Corresponding Address:-

House No.3266, Sector 23-D, Chandigarh.

…… Complainant

V e r s u s

State Bank of India, Chandigarh Main Branch, SCO 43-48, Banking Square, Sector 17-B, Chandigarh – 160017.

 

…..Opposite Party.

 

Complaint under Section 17 of the Consumer Protection Act, 1986

 

BEFORE: JUSTICE RAJ SHEKHAR ATTRI, PRESIDENT.

                MRS. PADMA PANDEY, MEMBER.

                MR. RAJESH K. ARYA, MEMBER

 

Argued by:-

 

Sh. Krishan Kumar, complainant in person.

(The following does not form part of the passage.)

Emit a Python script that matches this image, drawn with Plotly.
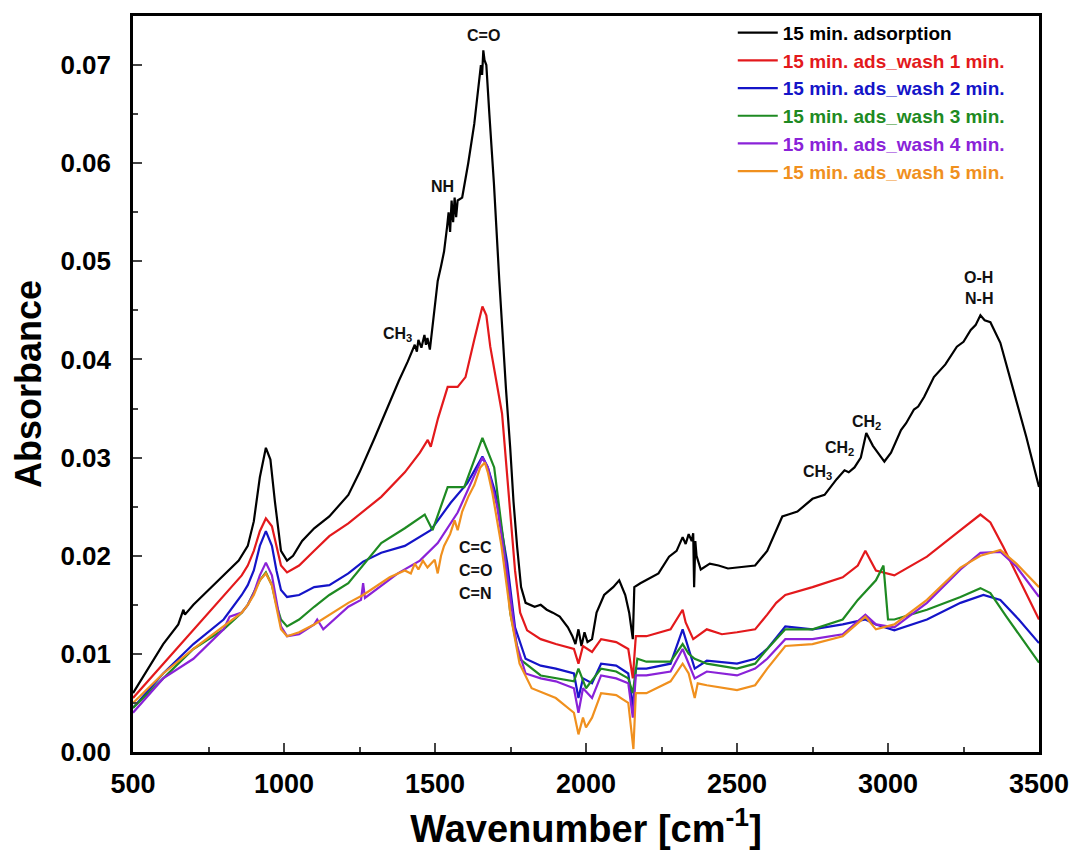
import plotly.graph_objects as go

# ---------------- data ----------------
x_black = [500, 550, 600, 650, 667, 672, 700, 750, 800, 850, 880, 900, 920, 940, 955, 970, 990, 1010, 1030,
           1060, 1100, 1150, 1213, 1250, 1300, 1322, 1350, 1380, 1410, 1420, 1433, 1440, 1445, 1455, 1465, 1470,
           1475, 1483, 1490, 1500, 1509, 1520, 1530, 1540, 1545, 1550, 1555, 1560, 1565, 1570, 1575, 1590,
           1610, 1630, 1645, 1652, 1656, 1660, 1664, 1670, 1680, 1695, 1713, 1722, 1735, 1749, 1760, 1772,
           1785, 1800, 1830, 1850, 1870, 1890, 1913, 1940, 1955, 1965, 1975, 1985, 1995, 2005, 2020, 2035,
           2060, 2090, 2110, 2130, 2143, 2155, 2160, 2180, 2199, 2240, 2275, 2300, 2320, 2330, 2340, 2350,
           2355, 2358, 2362, 2366, 2380, 2410, 2439, 2470, 2500, 2528, 2560, 2600, 2630, 2650, 2670, 2700,
           2750, 2790, 2830, 2856, 2870, 2889, 2910, 2928, 2950, 2988, 3010, 3043, 3060, 3086, 3100, 3120,
           3152, 3170, 3190, 3228, 3250, 3274, 3290, 3306, 3320, 3339, 3372, 3415, 3458, 3500]
y_black = [0.0060, 0.0085, 0.0110, 0.0130, 0.0145, 0.0140, 0.0150, 0.0165, 0.0180, 0.0195, 0.0210, 0.0235, 0.0280, 0.0310, 0.0298, 0.0255, 0.0205, 0.0195, 0.0200,
           0.0215, 0.0228, 0.0240, 0.0262, 0.0285, 0.0320, 0.0336, 0.0358, 0.0378, 0.0398, 0.0405, 0.0415, 0.0408, 0.0420, 0.0412, 0.0425, 0.0415,
           0.0422, 0.0410, 0.0430, 0.0455, 0.0480, 0.0495, 0.0510, 0.0535, 0.0550, 0.0530, 0.0562, 0.0540, 0.0565, 0.0545, 0.0562, 0.0565,
           0.0600, 0.0640, 0.0680, 0.0700, 0.0690, 0.0715, 0.0705, 0.0700, 0.0650, 0.0580, 0.0480, 0.0430, 0.0370, 0.0310, 0.0255, 0.0209,
           0.0168, 0.0152, 0.0148, 0.0150, 0.0145, 0.0142, 0.0138, 0.0127, 0.0118, 0.0110, 0.0125, 0.0108, 0.0122, 0.0112, 0.0115, 0.0142,
           0.0160, 0.0168, 0.0175, 0.0160, 0.0142, 0.0115, 0.0168, 0.0172, 0.0175, 0.0182, 0.0199, 0.0205, 0.0219, 0.0212, 0.0222, 0.0215,
           0.0223, 0.0168, 0.0215, 0.0200, 0.0186, 0.0192, 0.0190, 0.0187, 0.0188, 0.0189, 0.0190, 0.0205, 0.0225, 0.0240, 0.0242, 0.0245,
           0.0258, 0.0262, 0.0278, 0.0287, 0.0285, 0.0290, 0.0300, 0.0325, 0.0312, 0.0296, 0.0305, 0.0328, 0.0335, 0.0349, 0.0352, 0.0362,
           0.0382, 0.0388, 0.0395, 0.0413, 0.0418, 0.0430, 0.0435, 0.0445, 0.0440, 0.0438, 0.0417, 0.0369, 0.0321, 0.0270]

x_red = [500, 600, 700, 800, 860, 880, 900, 920, 940, 960, 975, 990, 1010, 1050, 1100, 1150, 1213, 1262, 1322,
         1400, 1450, 1476, 1486, 1510, 1542, 1575, 1601, 1630, 1657, 1670, 1683, 1722, 1749, 1765, 1782,
         1805, 1850, 1900, 1960, 1975, 1990, 2020, 2050, 2100, 2140, 2155, 2165, 2200, 2280, 2320, 2330,
         2355, 2400, 2450, 2500, 2560, 2600, 2630, 2660, 2750, 2850, 2900, 2925, 2960, 3021, 3129, 3240,
         3306, 3339, 3382, 3425, 3500]
y_red = [0.0055, 0.0090, 0.0125, 0.0160, 0.0180, 0.0190, 0.0205, 0.0225, 0.0238, 0.0230, 0.0210, 0.0190, 0.0183, 0.0190, 0.0205, 0.0220, 0.0233, 0.0245, 0.0260,
         0.0285, 0.0305, 0.0318, 0.0311, 0.0340, 0.0372, 0.0372, 0.0382, 0.0420, 0.0454, 0.0445, 0.0413, 0.0345, 0.0244, 0.0185, 0.0142,
         0.0124, 0.0115, 0.0110, 0.0105, 0.0090, 0.0108, 0.0102, 0.0115, 0.0112, 0.0105, 0.0075, 0.0118, 0.0118, 0.0125, 0.0145, 0.0132,
         0.0115, 0.0125, 0.0120, 0.0122, 0.0125, 0.0140, 0.0152, 0.0160, 0.0168, 0.0178, 0.0190, 0.0205, 0.0185, 0.0180, 0.0199, 0.0226,
         0.0242, 0.0234, 0.0209, 0.0182, 0.0135]

x_blue = [500, 600, 700, 800, 860, 880, 900, 920, 940, 960, 975, 990, 1010, 1050, 1100, 1150, 1213, 1262, 1322,
          1400, 1486, 1552, 1607, 1657, 1675, 1700, 1739, 1765, 1800, 1850, 1900, 1960, 1975, 1990, 2020,
          2050, 2100, 2140, 2155, 2165, 2200, 2280, 2320, 2340, 2360, 2400, 2500, 2560, 2600, 2660, 2750,
          2850, 2925, 2960, 3021, 3129, 3240, 3316, 3372, 3433, 3500]
y_blue = [0.0045, 0.0080, 0.0110, 0.0135, 0.0160, 0.0170, 0.0185, 0.0210, 0.0225, 0.0210, 0.0185, 0.0165, 0.0158, 0.0160, 0.0168, 0.0170, 0.0182, 0.0194, 0.0203,
          0.0210, 0.0226, 0.0254, 0.0274, 0.0301, 0.0290, 0.0264, 0.0193, 0.0127, 0.0095, 0.0088, 0.0085, 0.0080, 0.0055, 0.0075, 0.0070,
          0.0090, 0.0088, 0.0080, 0.0045, 0.0085, 0.0085, 0.0090, 0.0125, 0.0105, 0.0085, 0.0093, 0.0090, 0.0095, 0.0105, 0.0128, 0.0125,
          0.0130, 0.0135, 0.0130, 0.0124, 0.0135, 0.0152, 0.0160, 0.0155, 0.0135, 0.0111]

x_green = [500, 600, 700, 800, 860, 880, 900, 920, 940, 960, 975, 990, 1010, 1050, 1100, 1150, 1213, 1262, 1322,
           1400, 1466, 1492, 1542, 1597, 1657, 1696, 1729, 1749, 1780, 1850, 1900, 1960, 1975, 2000, 2050,
           2100, 2140, 2155, 2170, 2200, 2280, 2320, 2340, 2360, 2400, 2500, 2560, 2600, 2660, 2750, 2850,
           2900, 2960, 2985, 3000, 3021, 3129, 3240, 3306, 3339, 3392, 3500]
y_green = [0.0045, 0.0075, 0.0105, 0.0125, 0.0142, 0.0150, 0.0162, 0.0175, 0.0183, 0.0170, 0.0150, 0.0135, 0.0128, 0.0135, 0.0148, 0.0160, 0.0172, 0.0190, 0.0213,
           0.0228, 0.0242, 0.0226, 0.0270, 0.0270, 0.0320, 0.0290, 0.0209, 0.0142, 0.0095, 0.0078, 0.0075, 0.0072, 0.0085, 0.0065, 0.0085,
           0.0082, 0.0075, 0.0060, 0.0095, 0.0092, 0.0092, 0.0110, 0.0100, 0.0095, 0.0090, 0.0085, 0.0090, 0.0105, 0.0125, 0.0125, 0.0135,
           0.0155, 0.0175, 0.0190, 0.0135, 0.0135, 0.0145, 0.0158, 0.0167, 0.0162, 0.0138, 0.0091]

x_purple = [500, 600, 700, 800, 820, 860, 880, 900, 920, 940, 960, 975, 990, 1010, 1050, 1100, 1110, 1130, 1213,
            1255, 1262, 1268, 1377, 1450, 1509, 1575, 1657, 1675, 1706, 1740, 1770, 1800, 1850, 1900, 1960,
            1975, 1990, 2020, 2050, 2100, 2140, 2155, 2165, 2200, 2280, 2320, 2340, 2360, 2400, 2500, 2560,
            2600, 2660, 2750, 2850, 2925, 2960, 3021, 3129, 3240, 3306, 3372, 3425, 3500]
y_purple = [0.0040, 0.0075, 0.0095, 0.0125, 0.0138, 0.0142, 0.0150, 0.0162, 0.0180, 0.0193, 0.0180, 0.0155, 0.0128, 0.0118, 0.0120, 0.0130, 0.0135, 0.0125, 0.0148,
            0.0155, 0.0172, 0.0157, 0.0182, 0.0195, 0.0213, 0.0244, 0.0300, 0.0290, 0.0250, 0.0180, 0.0110, 0.0080, 0.0075, 0.0072, 0.0065,
            0.0040, 0.0065, 0.0055, 0.0078, 0.0075, 0.0070, 0.0035, 0.0078, 0.0078, 0.0082, 0.0105, 0.0090, 0.0075, 0.0082, 0.0078, 0.0085,
            0.0095, 0.0115, 0.0115, 0.0120, 0.0140, 0.0130, 0.0127, 0.0152, 0.0186, 0.0203, 0.0204, 0.0189, 0.0158]

x_orange = [500, 600, 700, 800, 860, 880, 900, 920, 940, 960, 975, 990, 1010, 1050, 1100, 1213, 1262, 1350, 1400,
            1420, 1433, 1445, 1460, 1475, 1499, 1509, 1520, 1530, 1550, 1565, 1575, 1590, 1610, 1630, 1650,
            1665, 1675, 1690, 1720, 1750, 1780, 1820, 1900, 1960, 1975, 1990, 2000, 2020, 2050, 2100, 2140,
            2157, 2165, 2200, 2280, 2320, 2340, 2360, 2370, 2400, 2500, 2560, 2600, 2660, 2750, 2850, 2925,
            2960, 3021, 3129, 3240, 3306, 3372, 3425, 3500]
y_orange = [0.0050, 0.0080, 0.0105, 0.0128, 0.0142, 0.0150, 0.0160, 0.0175, 0.0182, 0.0170, 0.0148, 0.0125, 0.0118, 0.0122, 0.0130, 0.0152, 0.0160, 0.0178, 0.0185,
            0.0182, 0.0192, 0.0186, 0.0195, 0.0188, 0.0196, 0.0182, 0.0200, 0.0210, 0.0222, 0.0236, 0.0226, 0.0245, 0.0260, 0.0272, 0.0290,
            0.0295, 0.0285, 0.0264, 0.0210, 0.0140, 0.0090, 0.0065, 0.0055, 0.0040, 0.0018, 0.0035, 0.0025, 0.0035, 0.0060, 0.0058, 0.0050,
            0.0003, 0.0060, 0.0060, 0.0072, 0.0090, 0.0080, 0.0055, 0.0070, 0.0068, 0.0063, 0.0068, 0.0085, 0.0108, 0.0110, 0.0118, 0.0138,
            0.0125, 0.0130, 0.0155, 0.0188, 0.0200, 0.0206, 0.0192, 0.0168]

series_names = ["15 min. adsorption", "15 min. ads_wash 1 min.", "15 min. ads_wash 2 min.",
                "15 min. ads_wash 3 min.", "15 min. ads_wash 4 min.", "15 min. ads_wash 5 min."]
series_colors = ["#000000", "#e3191c", "#1414c8", "#1e8a22", "#8a22d8", "#f0901e"]

y_ticks = [0.00, 0.01, 0.02, 0.03, 0.04, 0.05, 0.06, 0.07]
x_ticks = [500, 1000, 1500, 2000, 2500, 3000, 3500]

band_labels = ["C=O", "NH", "CH<sub>3</sub>", "C=C", "C=O", "C=N",
               "CH<sub>3</sub>", "CH<sub>2</sub>", "CH<sub>2</sub>", "O-H", "N-H"]
band_x = [1660, 1525, 1377, 1634, 1634, 1634, 2767, 2840, 2929, 3300, 3300]
band_y = [0.0730, 0.0576, 0.0425, 0.0208, 0.01845, 0.0162, 0.0285, 0.0309, 0.0336, 0.0484, 0.0462]

# ---------------- figure ----------------
FONT = "Liberation Sans, Arial, sans-serif"
fig = go.Figure()
xs = [x_black, x_red, x_blue, x_green, x_purple, x_orange]
ys = [y_black, y_red, y_blue, y_green, y_purple, y_orange]
for name, col, xv, yv in zip(series_names, series_colors, xs, ys):
    fig.add_trace(go.Scatter(
        x=xv, y=yv, mode="lines", line=dict(color=col, width=2.2),
        name=f"<span style='color:{col}'>{name}</span>"))

for t, bx, by in zip(band_labels, band_x, band_y):
    fig.add_annotation(x=bx, y=by, xref="x", yref="y", text=t, showarrow=False,
                       font=dict(family=FONT, size=16, color="#111111", weight="bold"))

fig.update_layout(
    width=1081, height=863,
    margin=dict(l=133, r=35, t=16, b=111),
    plot_bgcolor="white", paper_bgcolor="white",
    showlegend=True,
    legend=dict(x=0.662, y=1.003, xanchor="left", yanchor="top",
                bgcolor="rgba(0,0,0,0)", borderwidth=0,
                font=dict(family=FONT, size=19, color="#000000", weight="bold"),
                tracegroupgap=0, itemwidth=40),
    xaxis=dict(range=[500, 3500], tickvals=x_ticks, ticks="inside", ticklen=9, tickwidth=2,
               minor=dict(ticks="inside", ticklen=5, tickwidth=2, dtick=250, tick0=500),
               showline=True, linewidth=2.5, linecolor="black", mirror=True, showgrid=False,
               zeroline=False,
               tickfont=dict(family=FONT, size=27, color="black", weight="bold"),
               ticklabelstandoff=6,
               title=dict(text="Wavenumber [cm<sup>-1</sup>]", standoff=18,
                          font=dict(family=FONT, size=38, color="black", weight="bold"))),
    yaxis=dict(range=[0, 0.075], tickvals=y_ticks, tickformat=".2f", ticks="inside", ticklen=9,
               tickwidth=2,
               minor=dict(ticks="inside", ticklen=5, tickwidth=2, dtick=0.005, tick0=0),
               showline=True, linewidth=2.5, linecolor="black", mirror=True, showgrid=False,
               zeroline=False,
               tickfont=dict(family=FONT, size=26, color="black", weight="bold"),
               ticklabelstandoff=14,
               title=dict(text="Absorbance", standoff=8,
                          font=dict(family=FONT, size=36, color="black", weight="bold"))),
)

fig.write_html("out.html")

Sh. Harish Chander Gupta, Advocate for the opposite party alongwith Sh. Ravinder Kumar, Miglani, Manager of opposite party – Bank.

 

PER  RAJESH  K.  ARYA, MEMBER

                Briefly stated the facts are that the complainant after his retirement from Food Corporation of India on 30.09.2009, deposited an amount of Rs.21,42,847/- with the opposite party – Bank in a Term Deposit vide Certificate date 02.11.2011 (Annexure C-1), which was to mature on 13.01.2019. The complainant visited the opposite party – Bank on 14.01.2019 i.e. after maturity of term deposit and noticed that amount towards TDR shown was Rs.40,12,318/- after deducting tax at source against the assured amount of Rs.42,86,608/-. It was found that an amount of Rs.60,000/- plus Rs.6,000/- were not paid towards income tax. The complainant wrote letter dated 23.01.2019 (Annexure C-2), which was replied by the Bank vide letter dated 12.02.2019 (Annexure C-3) with assurance to revert back shortly. The complainant wrote letter dated 08.02.2019 (Annexure C-4), which was replied by the Bank vide letter dated 14.02.2019 (Annexure C-5) whereby, the Bank informed that deduction was made from the maturity amount. It was also informed that the difference of amount was due to non-application of interest on the amount of TDS paid on various dates, which came to Rs.66,000/- approximately. Further vide the opposite party – Bank issued letter dated 28.02.2019 (Annexure C-6) giving calculation, however, reply and statement issued failed to justify as to how there was less amount to the tune of Rs.66,000/- in the account of the complainant. The complainant wrote letter dated 01.03.2019 (Annexure C-7), which was not replied by the opposite party. Again a detailed letter dated 08.03.2019 (Annexure C-9) was written by the complainant to the Bank requesting to pay an amount of Rs.60,728/- and TDS of Rs.6,651/- be paid to income tax according to rule but the said letter was not replied by the opposite party. Feeling aggrieved, the instant complaint has been filed by the complainant, seeking directions to the opposite party –Bank to pay an amount of Rs.60,728/- alongwith interest @18% p.a. from the date of maturity of STR i.e. 13.01.2019 till realization and to deposit Rs.6,651/- as income tax in accordance with rules besides paying compensation of Rs.1 Lakh and Rs.50,000/- towards cost of litigation.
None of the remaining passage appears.